Imperialism is precisely the devil incarnate which
is holding the people of the world by the throat. And it is the job of the
revolutionaries to make people conscious of this fact, to make them recognise
the devil and fight to destroy it. At the present, this task should not be so
difficult as Anglo-American imperialism is busy consummating a gigantic
genocide in Iraq, Afghanistan and Palestine. Even if, for the sake of
argument, one were to accept (and we certainly do not accept) as true the
accusation put forward by the imperialist politicians and the mercenary
journalist fraternity – the Jeremy Paxmans, Kirsty Warks, John Humphryses and
dozens of other lickspittles, whose wallets are stuffed with imperialist loot –
that nearly 80 Zimbabweans have been killed through state-supported violence
during the present election campaign in Zimbabwe, what is this figure in
comparison with the 1.5 million Iraqis slaughtered, 4 million displaced, the
wholesale destruction of the Iraqi economy and its infrastructure, the misery,
unemployment and destitution visited on the population of that country since
2003? What is this figure when set against the daily massacres of the Afghans
by the imperialist armies of aggression, or the massacres daily perpetrated by
the Israeli Zionists against the Palestinian people, whose country has been
stolen from them and who are now being collectively punished and starved for
daring to resist the colonial occupiers of their country?
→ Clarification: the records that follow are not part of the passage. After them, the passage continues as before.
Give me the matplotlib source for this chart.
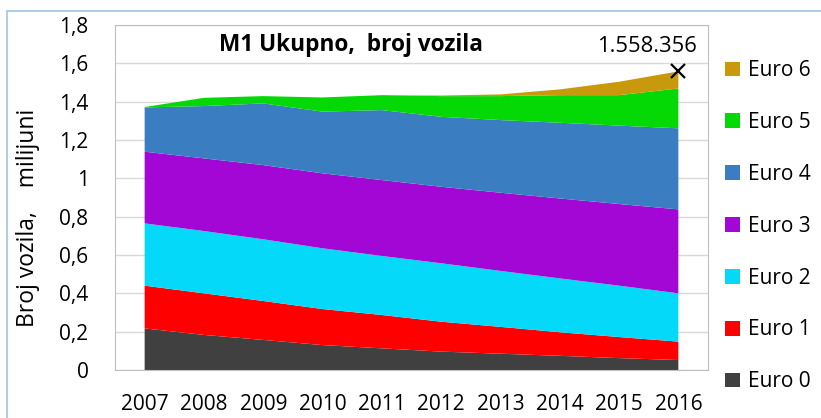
import matplotlib.pyplot as plt
from matplotlib.patches import Patch, Rectangle
import numpy as np

years = [2007, 2008, 2009, 2010, 2011, 2012, 2013, 2014, 2015, 2016]
series_names = ["Euro 0", "Euro 1", "Euro 2", "Euro 3", "Euro 4", "Euro 5", "Euro 6"]
euro0 = [0.217, 0.183, 0.157, 0.130, 0.113, 0.096, 0.085, 0.074, 0.062, 0.052]
euro1 = [0.223, 0.217, 0.203, 0.188, 0.174, 0.156, 0.140, 0.123, 0.110, 0.096]
euro2 = [0.325, 0.325, 0.322, 0.317, 0.308, 0.305, 0.292, 0.281, 0.268, 0.252]
euro3 = [0.374, 0.379, 0.387, 0.391, 0.396, 0.399, 0.408, 0.417, 0.426, 0.438]
euro4 = [0.231, 0.273, 0.322, 0.322, 0.365, 0.365, 0.379, 0.395, 0.409, 0.423]
euro5 = [0.002, 0.043, 0.038, 0.074, 0.078, 0.108, 0.125, 0.144, 0.159, 0.208]
euro6 = [0.000, 0.000, 0.000, 0.000, 0.000, 0.003, 0.009, 0.030, 0.070, 0.089]
total_2016 = 1.558356
colors = ["#404040", "#FF0000", "#05D9FA", "#A307D6", "#3A7EC1", "#05D905", "#C8990A"]

plt.rcParams["font.family"] = ["Open Sans", "DejaVu Sans"]

fig = plt.figure(figsize=(8.21, 4.18), dpi=100)
fig.patches.append(Rectangle((7 / 821, -0.1), 1.2, (418 - 11) / 418 + 0.1,
                             transform=fig.transFigure, fill=False,
                             edgecolor="#9DC3E6", linewidth=1.2))
ax = fig.add_axes([115 / 821, 48 / 418, 593 / 821, 345 / 418])

ax.stackplot(years, euro0, euro1, euro2, euro3, euro4, euro5, euro6,
             colors=colors, linewidth=0, zorder=2)
ax.set_xlim(2006.5, 2016.5)
ax.set_ylim(0, 1.8)
ax.set_xticks(years)
ax.set_xticklabels([str(y) for y in years], fontsize=15)
yt = np.arange(0, 1.81, 0.2)
ax.set_yticks(yt)
ax.set_yticklabels(["0" if v == 0 else ("1" if abs(v - 1) < 1e-9 else f"{v:.1f}".replace(".", ","))
                    for v in yt], fontsize=15)
ax.tick_params(length=0, pad=19)
ax.tick_params(axis="x", pad=17)
ax.grid(axis="y", color="#D9D9D9", linewidth=1, zorder=0)
ax.set_axisbelow(True)
for s in ax.spines.values():
    s.set_color("#BFBFBF")
ax.set_ylabel("Broj vozila,    milijuni", fontsize=16.5)
ax.yaxis.set_label_coords(-0.126, 0.44)

ax.text(0.398, 0.942, "M1 Ukupno,  broj vozila", transform=ax.transAxes,
        ha="center", va="center", fontsize=16.3, fontweight="bold")
ax.plot([years[-1]], [total_2016], marker="x", color="black", markersize=10,
        markeredgewidth=1.6, zorder=5, clip_on=False)
ax.annotate("1.558.356", xy=(years[-1], total_2016), xytext=(-31, 25),
            textcoords="offset pixels", ha="center", va="center", fontsize=15.8)

handles = [Patch(facecolor=c, edgecolor="none") for c in colors[::-1]]
fig.legend(handles, series_names[::-1], loc="upper left",
           bbox_to_anchor=(717 / 821, 1 - 52 / 418), frameon=False, fontsize=15,
           handlelength=0.72, handleheight=0.72, handletextpad=0.35, labelspacing=1.48,
           borderaxespad=0)

fig.savefig("out.png", dpi=100)
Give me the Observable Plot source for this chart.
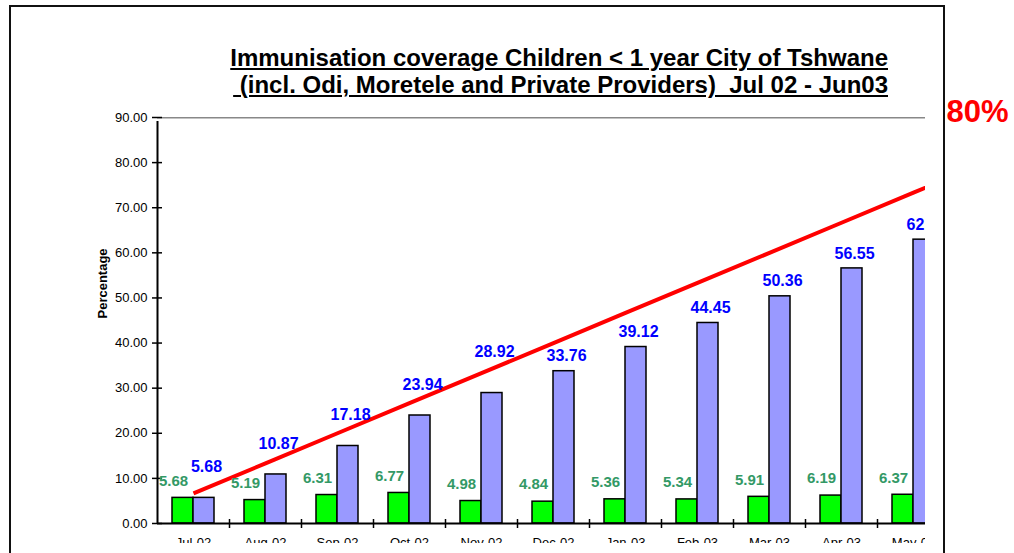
<!DOCTYPE html>
<html><head><meta charset="utf-8">
<script src="https://cdn.jsdelivr.net/npm/d3@7"></script>
<script src="https://cdn.jsdelivr.net/npm/@observablehq/plot@0.6"></script>
<style>
html,body{margin:0;padding:0;background:#fff;}
#wrap{position:relative;width:1014px;height:553px;overflow:hidden;font-family:Arial,"Liberation Sans",sans-serif;}
#chart{position:absolute;left:0;top:0;}
#border{position:absolute;left:9px;top:5px;width:932px;height:600px;border:2px solid #111;border-bottom:none;pointer-events:none;}
#title{position:absolute;right:126px;top:44px;text-align:right;font-weight:bold;font-size:24px;line-height:27px;text-decoration:underline;white-space:pre;color:#000;}
</style></head><body>
<div id="wrap"><div id="chart"></div><div id="title"></div><div id="border"></div></div>
<script>
const titleLines = ["Immunisation coverage Children < 1 year City of Tshwane", " (incl. Odi, Moretele and Private Providers)  Jul 02 - Jun03"];
const months = ["Jul-02","Aug-02","Sep-02","Oct-02","Nov-02","Dec-02","Jan-03","Feb-03","Mar-03","Apr-03","May-03","Jun-03"];
const monthly = [5.68, 5.19, 6.31, 6.77, 4.98, 4.84, 5.36, 5.34, 5.91, 6.19, 6.37];
const cumulative = [5.68, 10.87, 17.18, 23.94, 28.92, 33.76, 39.12, 44.45, 50.36, 56.55, 62.92];
const target = [6.67, 13.33, 20.00, 26.67, 33.33, 40.00, 46.67, 53.33, 60.00, 66.67, 73.33, 80.00];
const yTicks = [0, 10, 20, 30, 40, 50, 60, 70, 80, 90];
const targetLabel = "80%";
const yLabel = "Percentage";

document.getElementById("title").textContent = titleLines.join("\n");

const data = months.map((m, i) => ({month: m, monthly: monthly[i], cumulative: cumulative[i], target: target[i]}));
const barsData = data.filter(d => d.monthly != null);
const fmt = d3.format(".2f");

const plot = Plot.plot({
  width: 1014, height: 553,
  marginLeft: 157, marginRight: 89, marginTop: 117, marginBottom: 10,
  style: {background: "transparent", fontFamily: "Arial, 'Liberation Sans', sans-serif", fontSize: "13px", color: "#000"},
  x: {type: "band", domain: months, range: [157, 1021], paddingInner: 30/72, paddingOuter: 15/72, axis: null},
  y: {domain: [0, 90], range: [523, 117]},
  marks: [
    Plot.ruleY([90], {stroke: "#888", strokeWidth: 2, clip: true}),
    Plot.barY(barsData, {x: "month", y: "monthly", fill: "#00ff00", stroke: "#000", strokeWidth: 1.5, insetRight: 21, clip: true}),
    Plot.barY(barsData, {x: "month", y: "cumulative", fill: "#9999ff", stroke: "#000", strokeWidth: 1.5, insetLeft: 21, clip: true}),
    Plot.lineY(data, {x: "month", y: "target", stroke: "#ff0000", strokeWidth: 4, strokeLinecap: "butt", clip: true}),
    Plot.ruleY([0], {stroke: "#000", strokeWidth: 2, clip: true}),
    Plot.ruleX([months[0]], {x: d => d, dx: -36, y1: 0, y2: 90, insetBottom: -4, stroke: "#000", strokeWidth: 2}),
    Plot.ruleX(months.slice(1), {x: d => d, dx: -36, y1: 0, y2: 0, insetTop: -4, insetBottom: -5, stroke: "#000", strokeWidth: 1.5, clip: true}),
    Plot.axisY(yTicks, {tickSize: 10, dx: 5, tickFormat: () => "", label: null, strokeWidth: 1.5}),
    Plot.axisY(yTicks, {tickSize: 0, tickPadding: 10, tickFormat: fmt, label: null, fontSize: 13}),
    Plot.text([yLabel], {frameAnchor: "left", dx: -55, dy: -12, rotate: -90, fontWeight: "bold", fontSize: 13}),
    Plot.text(months, {x: d => d, frameAnchor: "bottom", lineAnchor: "top", dy: -6, fontSize: 13, fill: "#000", clip: true}),
    Plot.text(barsData, {x: "month", y: "monthly", text: d => fmt(d.monthly), dx: -20, dy: -17, fill: "#339966", fontWeight: "bold", fontSize: 15, clip: true}),
    Plot.text(barsData, {filter: (d, i) => i < 4, x: "month", y: "cumulative", text: d => fmt(d.cumulative), dx: 13, dy: -31, fill: "#0000ff", fontWeight: "bold", fontSize: 16, clip: true}),
    Plot.text(barsData, {filter: (d, i) => i === 4, x: "month", y: "cumulative", text: d => fmt(d.cumulative), dx: 13, dy: -41, fill: "#0000ff", fontWeight: "bold", fontSize: 16, clip: true}),
    Plot.text(barsData, {filter: (d, i) => i > 4, x: "month", y: "cumulative", text: d => fmt(d.cumulative), dx: 13, dy: -15, fill: "#0000ff", fontWeight: "bold", fontSize: 16, clip: true}),
    Plot.text([targetLabel], {frameAnchor: "top-right", textAnchor: "start", dx: 21, dy: -18, fill: "#ff0000", fontWeight: "bold", fontSize: 31})
  ]
});
document.getElementById("chart").appendChild(plot);
</script>
</body></html>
One would have thought that these self-appointed
guardians of truth and a free press would have some very tough questions with
which to face the political leaders of imperialism, who are engaged in massive
campaigns of extermination, death and destruction, in our name, instead of
picking on those in the oppressed countries who are trying their best to lift
their peoples from the poverty and destitution bequeathed to them by decades of
colonial slavery and exploitation.

On the same day that Tsvangirai withdrew from the
presidential contest, The Sunday Times broke the news that the British
forces in Afghanistan have used thermobaric Hellfire missiles, one of the
world’s most deadly and controversial weapons, to fight the Afghan resistance.
The use of this weapon, which creates a pressure wave that sucks the air out of
victims and shreds their internal organs and crushes their bodies, is condemned
by human rights groups as brutal. This weapon is so controversial “that
MoD weapons and legal experts spent 18 months debating whether British troops
could use them without breaking international law
” in the end deciding “to
get round the ethical problems by redefining
’ the weapon, calling it “an
enhanced blast weapon
” rather than a thermobaric one, which is what it is.
One would have thought this was a significant piece of news to attract the
attention of our media and journalists, with their professed concern for truth,
human rights, the rule of law and accountability of governments for their
actions. But no. As was to be expected, this news fell on deaf ears and was
greeted with deafening silence. And this for the simple reason that giving
publicity to this item, far from serving it, instead harms the interests of
imperialism by portraying it in its true colours and bringing into the open the
daily barbarity so characteristic of it. Our mercenary journalists know it.
So they prefer to look the other way, concentrating instead on imaginary
outrages in Zimbabwe, Tibet or anywhere else.

It is the duty of the proletariat,
and their revolutionary vanguard parties in the centres of imperialism, to
expose this hypocrisy and double standards of the imperialist spokesmen –
politicians and journalists alike; to expose the crimes of imperialism. It is
equally their duty to defend the rights of the oppressed people to resist
imperialist bullying, exploitation, domination and aggression. It is for this
reason alone that Lalkar, in its capacity as an anti-imperialist journal
published in the world’s oldest imperialist country, while denouncing
imperialism’s attempts to effect regime change in Zimbabwe by replacing a
proud nationalist revolutionary like Robert Mugabe with a servile lackey such
as Tsvangirai, is proud to stand side by side with Robert Mugabe and ZANU(PF),
to defend them against the campaign of lies and slander propelled by the Furies
of private interest of the robber barons of finance capital.